The exercise
Repeat each entry as written, dropping any picture you find.

Excerpted records

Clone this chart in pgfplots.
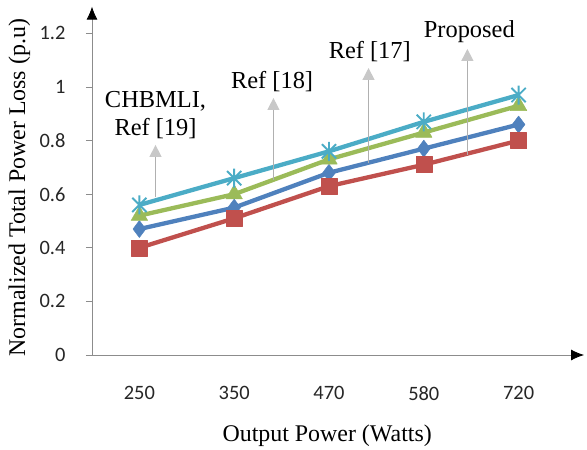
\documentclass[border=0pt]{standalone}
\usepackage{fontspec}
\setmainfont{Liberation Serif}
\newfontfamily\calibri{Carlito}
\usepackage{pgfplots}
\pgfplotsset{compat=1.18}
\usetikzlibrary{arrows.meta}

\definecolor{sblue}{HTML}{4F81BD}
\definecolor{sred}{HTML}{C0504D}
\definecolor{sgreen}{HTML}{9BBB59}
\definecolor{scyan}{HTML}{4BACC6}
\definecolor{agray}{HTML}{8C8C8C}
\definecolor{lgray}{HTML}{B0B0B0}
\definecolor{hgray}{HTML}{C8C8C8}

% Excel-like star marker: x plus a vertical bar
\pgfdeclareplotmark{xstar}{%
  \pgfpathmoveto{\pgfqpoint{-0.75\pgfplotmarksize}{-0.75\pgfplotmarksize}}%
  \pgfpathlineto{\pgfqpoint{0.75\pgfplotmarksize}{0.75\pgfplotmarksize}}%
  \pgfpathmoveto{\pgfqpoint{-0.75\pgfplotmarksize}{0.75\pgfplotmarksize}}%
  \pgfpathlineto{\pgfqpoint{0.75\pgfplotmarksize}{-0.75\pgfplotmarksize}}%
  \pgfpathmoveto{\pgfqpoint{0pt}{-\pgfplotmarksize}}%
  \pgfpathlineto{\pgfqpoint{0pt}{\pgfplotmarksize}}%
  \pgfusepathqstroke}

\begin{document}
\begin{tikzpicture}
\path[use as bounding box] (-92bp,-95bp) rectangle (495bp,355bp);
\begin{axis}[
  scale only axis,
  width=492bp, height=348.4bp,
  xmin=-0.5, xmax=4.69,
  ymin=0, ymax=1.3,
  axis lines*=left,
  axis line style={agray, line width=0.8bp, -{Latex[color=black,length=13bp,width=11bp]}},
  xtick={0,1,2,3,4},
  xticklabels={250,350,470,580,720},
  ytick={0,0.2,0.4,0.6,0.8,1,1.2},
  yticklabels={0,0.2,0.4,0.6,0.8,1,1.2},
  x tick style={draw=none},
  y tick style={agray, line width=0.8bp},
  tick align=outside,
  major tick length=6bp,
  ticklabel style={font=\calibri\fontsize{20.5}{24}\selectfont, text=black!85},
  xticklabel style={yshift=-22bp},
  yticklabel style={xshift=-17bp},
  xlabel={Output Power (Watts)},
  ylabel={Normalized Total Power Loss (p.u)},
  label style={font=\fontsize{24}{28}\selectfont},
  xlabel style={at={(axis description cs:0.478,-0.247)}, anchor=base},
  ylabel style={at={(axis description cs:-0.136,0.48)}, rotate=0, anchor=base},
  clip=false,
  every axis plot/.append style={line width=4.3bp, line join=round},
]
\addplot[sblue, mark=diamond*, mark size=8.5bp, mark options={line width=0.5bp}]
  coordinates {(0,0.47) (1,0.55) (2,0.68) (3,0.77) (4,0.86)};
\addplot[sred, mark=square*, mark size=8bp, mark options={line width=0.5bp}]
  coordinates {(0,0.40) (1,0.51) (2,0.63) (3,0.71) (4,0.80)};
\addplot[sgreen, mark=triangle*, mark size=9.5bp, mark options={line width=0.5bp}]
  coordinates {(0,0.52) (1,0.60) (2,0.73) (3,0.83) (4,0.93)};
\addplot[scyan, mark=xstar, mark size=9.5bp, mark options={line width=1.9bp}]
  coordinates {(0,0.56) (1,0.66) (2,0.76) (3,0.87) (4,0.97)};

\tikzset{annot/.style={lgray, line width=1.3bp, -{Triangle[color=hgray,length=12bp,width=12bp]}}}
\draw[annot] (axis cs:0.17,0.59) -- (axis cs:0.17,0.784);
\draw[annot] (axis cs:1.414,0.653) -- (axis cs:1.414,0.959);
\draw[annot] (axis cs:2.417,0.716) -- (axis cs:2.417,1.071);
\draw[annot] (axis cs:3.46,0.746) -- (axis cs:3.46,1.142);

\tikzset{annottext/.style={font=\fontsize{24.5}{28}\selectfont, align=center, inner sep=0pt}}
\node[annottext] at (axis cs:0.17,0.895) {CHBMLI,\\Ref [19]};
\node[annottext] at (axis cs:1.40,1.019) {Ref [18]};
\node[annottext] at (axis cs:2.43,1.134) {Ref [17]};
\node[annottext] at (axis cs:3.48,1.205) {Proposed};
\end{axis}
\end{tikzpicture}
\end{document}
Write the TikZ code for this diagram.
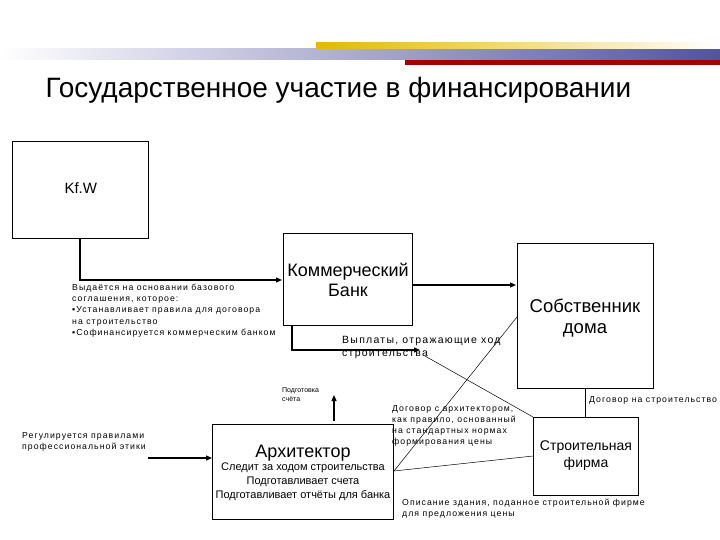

Reply
Clone this chart in pgfplots.
\documentclass[border=0pt]{standalone}
\usepackage{fontspec}
\setmainfont{Liberation Serif}
\newfontfamily\calibri{Carlito}
\usepackage{pgfplots}
\pgfplotsset{compat=1.18}
\usetikzlibrary{arrows.meta}

\definecolor{sblue}{HTML}{4F81BD}
\definecolor{sred}{HTML}{C0504D}
\definecolor{sgreen}{HTML}{9BBB59}
\definecolor{scyan}{HTML}{4BACC6}
\definecolor{agray}{HTML}{8C8C8C}
\definecolor{lgray}{HTML}{B0B0B0}
\definecolor{hgray}{HTML}{C8C8C8}

% Excel-like star marker: x plus a vertical bar
\pgfdeclareplotmark{xstar}{%
  \pgfpathmoveto{\pgfqpoint{-0.75\pgfplotmarksize}{-0.75\pgfplotmarksize}}%
  \pgfpathlineto{\pgfqpoint{0.75\pgfplotmarksize}{0.75\pgfplotmarksize}}%
  \pgfpathmoveto{\pgfqpoint{-0.75\pgfplotmarksize}{0.75\pgfplotmarksize}}%
  \pgfpathlineto{\pgfqpoint{0.75\pgfplotmarksize}{-0.75\pgfplotmarksize}}%
  \pgfpathmoveto{\pgfqpoint{0pt}{-\pgfplotmarksize}}%
  \pgfpathlineto{\pgfqpoint{0pt}{\pgfplotmarksize}}%
  \pgfusepathqstroke}

\begin{document}
\begin{tikzpicture}
\path[use as bounding box] (-92bp,-95bp) rectangle (495bp,355bp);
\begin{axis}[
  scale only axis,
  width=492bp, height=348.4bp,
  xmin=-0.5, xmax=4.69,
  ymin=0, ymax=1.3,
  axis lines*=left,
  axis line style={agray, line width=0.8bp, -{Latex[color=black,length=13bp,width=11bp]}},
  xtick={0,1,2,3,4},
  xticklabels={250,350,470,580,720},
  ytick={0,0.2,0.4,0.6,0.8,1,1.2},
  yticklabels={0,0.2,0.4,0.6,0.8,1,1.2},
  x tick style={draw=none},
  y tick style={agray, line width=0.8bp},
  tick align=outside,
  major tick length=6bp,
  ticklabel style={font=\calibri\fontsize{20.5}{24}\selectfont, text=black!85},
  xticklabel style={yshift=-22bp},
  yticklabel style={xshift=-17bp},
  xlabel={Output Power (Watts)},
  ylabel={Normalized Total Power Loss (p.u)},
  label style={font=\fontsize{24}{28}\selectfont},
  xlabel style={at={(axis description cs:0.478,-0.247)}, anchor=base},
  ylabel style={at={(axis description cs:-0.136,0.48)}, rotate=0, anchor=base},
  clip=false,
  every axis plot/.append style={line width=4.3bp, line join=round},
]
\addplot[sblue, mark=diamond*, mark size=8.5bp, mark options={line width=0.5bp}]
  coordinates {(0,0.47) (1,0.55) (2,0.68) (3,0.77) (4,0.86)};
\addplot[sred, mark=square*, mark size=8bp, mark options={line width=0.5bp}]
  coordinates {(0,0.40) (1,0.51) (2,0.63) (3,0.71) (4,0.80)};
\addplot[sgreen, mark=triangle*, mark size=9.5bp, mark options={line width=0.5bp}]
  coordinates {(0,0.52) (1,0.60) (2,0.73) (3,0.83) (4,0.93)};
\addplot[scyan, mark=xstar, mark size=9.5bp, mark options={line width=1.9bp}]
  coordinates {(0,0.56) (1,0.66) (2,0.76) (3,0.87) (4,0.97)};

\tikzset{annot/.style={lgray, line width=1.3bp, -{Triangle[color=hgray,length=12bp,width=12bp]}}}
\draw[annot] (axis cs:0.17,0.59) -- (axis cs:0.17,0.784);
\draw[annot] (axis cs:1.414,0.653) -- (axis cs:1.414,0.959);
\draw[annot] (axis cs:2.417,0.716) -- (axis cs:2.417,1.071);
\draw[annot] (axis cs:3.46,0.746) -- (axis cs:3.46,1.142);

\tikzset{annottext/.style={font=\fontsize{24.5}{28}\selectfont, align=center, inner sep=0pt}}
\node[annottext] at (axis cs:0.17,0.895) {CHBMLI,\\Ref [19]};
\node[annottext] at (axis cs:1.40,1.019) {Ref [18]};
\node[annottext] at (axis cs:2.43,1.134) {Ref [17]};
\node[annottext] at (axis cs:3.48,1.205) {Proposed};
\end{axis}
\end{tikzpicture}
\end{document}
Write the TikZ code for this diagram.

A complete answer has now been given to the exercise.